In quantum terms, this explanation required any particles now escaping


the black hole to be entangled with the particles that had leaked out
earlier. But this presented a problem. Those newly emitted particles
were already entangled with their mates that had already fallen into
the black hole, running afoul of quantum rules mandating that particles
be entangled only in pairs. Dr. Page’s information-transmission scheme
could only work if the particles inside the black hole were somehow the
same as the particles that were now outside.

How could that be? The inside and outside of the black hole were
connected by wormholes, the shortcuts through space and time
proposed by Einstein and Rosen in 1935.

In 2012 Drs. Maldacena and Susskind proposed a formal truce between


the two warring Einsteins. They proposed that spooky entanglement
and wormholes were two faces of the same phenomenon. As they put
it, employing the initials of the authors of those two 1935 papers,
Einstein and Rosen in one and Einstein, Podolsky and Rosen in the other:
“ER = EPR.”

The implication is that, in some strange sense, the outside of a black


hole was the same as the inside, like a Klein bottle that has only one
side.

How could information be in two places at once? Like much of quantum


physics, the question boggles the mind, like the notion that light can be
a wave or a particle depending on how the measurement is made.
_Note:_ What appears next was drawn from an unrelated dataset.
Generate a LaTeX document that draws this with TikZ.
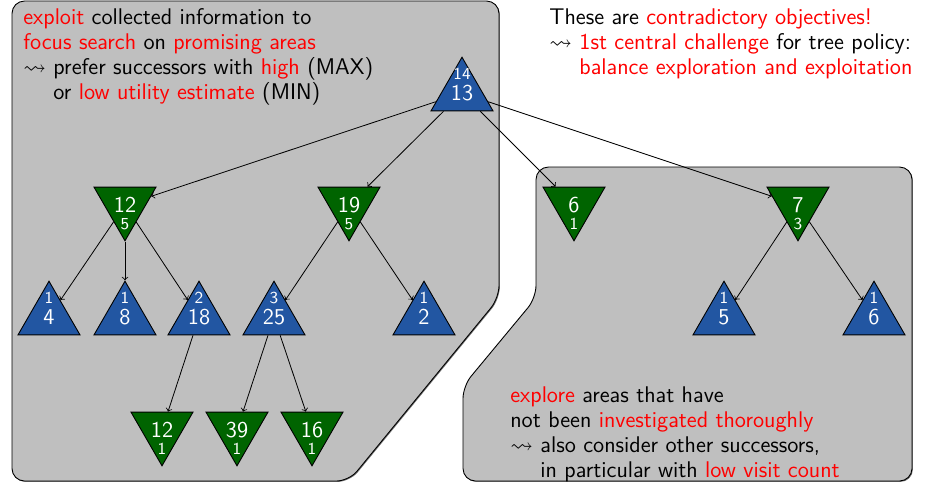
\documentclass[tikz,border=0pt]{standalone}
\usepackage{amssymb}
\usetikzlibrary{shapes.geometric}

\definecolor{maxblue}{RGB}{34,86,162}
\definecolor{mingreen}{RGB}{0,100,0}
\definecolor{regiongray}{RGB}{191,191,191}

% a MAX node (triangle up) with visit count above the value
\newcommand{\maxnodeat}[5]{%
  \node[maxnode] (#1) at (#2,#3) {};
  \node[smallnum] at ([yshift=10.6pt]#1.center) {#4};
  \node[bignum] at (#1.center) {#5};}
% a MIN node (triangle down) with value above the visit count
\newcommand{\minnodeat}[5]{%
  \node[minnode] (#1) at (#2,#3) {};
  \node[smallnum] at ([yshift=-10.6pt]#1.center) {#4};
  \node[bignum] at (#1.center) {#5};}

\begin{document}
\begin{tikzpicture}[x=0.56pt, y=-0.56pt,
  font=\sffamily\fontsize{12.7}{14}\selectfont,
  tri/.style={regular polygon, regular polygon sides=3, minimum size=40.1pt,
    inner sep=0pt, draw=black, line width=0.5pt},
  maxnode/.style={tri, fill=maxblue},
  minnode/.style={tri, fill=mingreen, shape border rotate=180},
  bignum/.style={text=white, inner sep=0pt, font=\sffamily\fontsize{12.7}{14}\selectfont},
  smallnum/.style={text=white, inner sep=0pt, font=\sffamily\fontsize{9.4}{11}\selectfont},
  region/.style={fill=regiongray, draw=black, line width=0.5pt, rounded corners=7pt},
  regionshadow/.style={fill=black!55, rounded corners=7pt},
  edge/.style={->, line width=0.45pt},
  note/.style={anchor=north west, align=left, inner sep=0pt}]

\useasboundingbox (0,0) rectangle (926,483);

% exploitation area
\fill[regionshadow, shift={(0.9,0.9)}]
  (12,1) -- (499,1) -- (499,298) -- (349,481) -- (12,481) -- cycle;
\path[region] (12,1) -- (499,1) -- (499,298) -- (349,481) -- (12,481) -- cycle;

% exploration area
\fill[regionshadow, shift={(0.9,0.9)}]
  (536,167) -- (912,167) -- (912,481) -- (463,481) -- (463,386) -- (536,298) -- cycle;
\path[region] (536,167) -- (912,167) -- (912,481) -- (463,481) -- (463,386) -- (536,298) -- cycle;

% tree
\maxnodeat{r}{462}{93}{14}{13}

\minnodeat{a}{125}{205}{5}{12}
\minnodeat{b}{349}{205}{5}{19}
\minnodeat{c}{574}{205}{1}{6}
\minnodeat{d}{798}{205}{3}{7}

\maxnodeat{a1}{49}{317}{1}{4}
\maxnodeat{a2}{125}{317}{1}{8}
\maxnodeat{a3}{199}{317}{2}{18}
\maxnodeat{b1}{274}{317}{3}{25}
\maxnodeat{b2}{424}{317}{1}{2}
\maxnodeat{d1}{724}{317}{1}{5}
\maxnodeat{d2}{874}{317}{1}{6}

\minnodeat{a31}{162}{430}{1}{12}
\minnodeat{b11}{237}{430}{1}{39}
\minnodeat{b12}{312}{430}{1}{16}

\draw[edge] (r) -- (a);
\draw[edge] (r) -- (b);
\draw[edge] (r) -- (c);
\draw[edge] (r) -- (d);
\draw[edge] (a) -- (a1);
\draw[edge] (a) -- (a2);
\draw[edge] (a) -- (a3);
\draw[edge] (b) -- (b1);
\draw[edge] (b) -- (b2);
\draw[edge] (d) -- (d1);
\draw[edge] (d) -- (d2);
\draw[edge] (a3) -- (a31);
\draw[edge] (b1) -- (b11);
\draw[edge] (b1) -- (b12);

% explanations
\node[note] (exploit) at (23,8) {\textcolor{red}{exploit} collected information to\\
  \textcolor{red}{focus search} on \textcolor{red}{promising areas}\\
  $\leadsto$ prefer successors with \textcolor{red}{high} (MAX)\\
  \hphantom{$\leadsto$ }or \textcolor{red}{low utility estimate} (MIN)};

\node[note] (balance) at (549,8) {These are \textcolor{red}{contradictory objectives!}\\
  $\leadsto$ \textcolor{red}{1st central challenge} for tree policy:\\
  \hphantom{$\leadsto$ }\textcolor{red}{balance exploration and exploitation}};

\node[note] (explore) at (510,386) {\textcolor{red}{explore} areas that have\\
  not been \textcolor{red}{investigated thoroughly}\\
  $\leadsto$ also consider other successors,\\
  \hphantom{$\leadsto$ }in particular with \textcolor{red}{low visit count}};
\end{tikzpicture}
\end{document}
What matters is that, if the interior and exterior of a black hole were
connected by wormholes, information could flow through them in
either direction, in or out, according to John Preskill, a Caltech physicist
and quantum computing expert.

“We ought to be able to influence the interior of one of these black


holes by ‘tickling’ its radiation, and thereby sending a message to the
inside of the black hole,” he said in a 2017 interview with Quanta. He
added, “It sounds crazy.”

Ahmed Almheiri, a physicist at N.Y.U. Abu Dhabi, noted recently that by


manipulating radiation that had escaped a black hole, he could create a
cat inside that black hole. “I can do something with the particles
radiating from the black hole, and suddenly a cat is going to appear in
the black hole,” he said.

He added, “We all have to get used to this.”
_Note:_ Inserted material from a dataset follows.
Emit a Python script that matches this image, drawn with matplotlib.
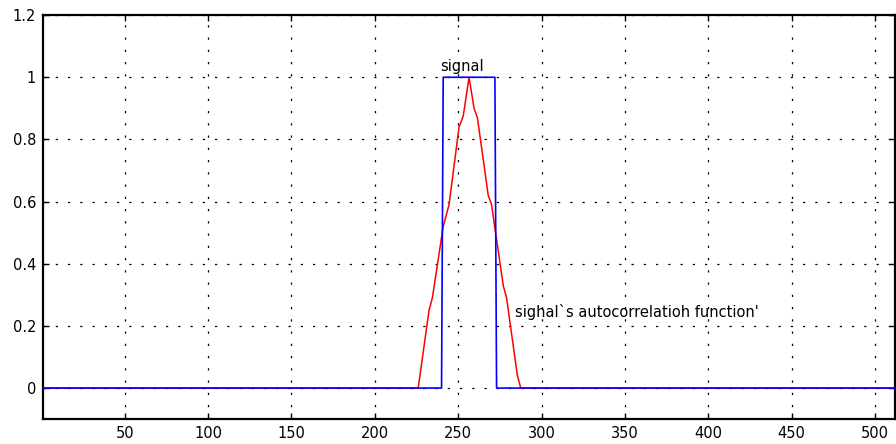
import matplotlib
matplotlib.use("Agg")
import matplotlib.pyplot as plt
from matplotlib.ticker import FormatStrFormatter

# rectangular test signal (sample index, amplitude)
signal_x = [1, 240, 241, 272, 273, 512]
signal_y = [0, 0, 1, 1, 0, 0]

# normalised autocorrelation
acf_x = [1, 226, 232.5, 234.5, 241, 244.5, 250.5, 253, 256.5, 259.5, 261.5,
         268, 270, 277, 279, 285.5, 287.5, 512]
acf_y = [0, 0, 0.25, 0.29, 0.52, 0.59, 0.84, 0.875, 1.0, 0.90, 0.87,
         0.62, 0.59, 0.33, 0.29, 0.04, 0, 0]

x_ticks = [50, 100, 150, 200, 250, 300, 350, 400, 450, 500]
y_ticks = [0, 0.2, 0.4, 0.6, 0.8, 1.0, 1.2]

plt.rcParams["font.family"] = ["DejaVu Sans"]

fig = plt.figure(figsize=(8.96, 4.44), dpi=100)
ax = fig.add_axes([0.048, 0.056, 0.951, 0.910])

ax.plot(acf_x, acf_y, color="#ff0000", linewidth=1.1, zorder=3)
ax.plot(signal_x, signal_y, color="#0000ff", linewidth=1.2, zorder=4)

ax.text(239, 1.02, "signal", fontsize=10.5, ha="left", va="baseline")
ax.text(284, 0.23, "sighal`s autocorrelatioh function'", fontsize=10.5,
        ha="left", va="baseline")

ax.set_xlim(1, 512)
ax.set_ylim(-0.1, 1.2)
ax.set_xticks(x_ticks)
ax.set_yticks(y_ticks)
ax.yaxis.set_major_formatter(FormatStrFormatter("%g"))
ax.tick_params(direction="in", length=4, width=1, labelsize=10.5,
               top=True, right=True, pad=5)

ax.grid(True, color="black", linewidth=0.9, linestyle=(0, (1.8, 8)))
ax.set_axisbelow(True)
for spine in ax.spines.values():
    spine.set_linewidth(1.6)

fig.savefig("out.png", dpi=100, facecolor="white")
The metaphysical turmoil came to a head in 2019. That year two groups
of theorists made detailed calculations showing that information
leaking through wormholes would match the pattern predicted by Dr.
Page. One paper was by Geoff Penington, now at the University of
California, Berkeley. And the other was by Netta Engelhardt of M.I.T.;
Don Marolf of the University of California, Santa Barbara; Henry
Maxfield, now at Stanford University; and Dr. Almheiri. The two groups
published their papers on the same day.

“And so the final moral of the story is, if your theory of gravity includes
wormholes, then you get information coming out,” Dr. Penington said.
“If it doesn’t include wormholes, then presumably you don’t get
information coming out.”

He added, “Hawking didn’t include wormholes, and we are including


wormholes.”

Not everybody has signed on to this theory. And testing it is a challenge,


since particle accelerators will probably never be powerful enough to
produce black holes in the lab for study, although several groups of
experimenters hope to simulate black holes and wormholes in quantum
computers.
And even if this physics turns out to be accurate, Dr. Mermin’s magic
does have an important limit: Neither wormholes nor entanglement
can transmit a message, much less a human, faster than the speed of
light. So much for time travel. The weirdness only becomes apparent
after the fact, when two scientists compare their observations and
discover that they match — a process that involves classical physics,
which obeys the speed limit set by Einstein.

As Dr. Susskind likes to say, “You can’t make that cat hop out of a black
hole faster than the speed of light.”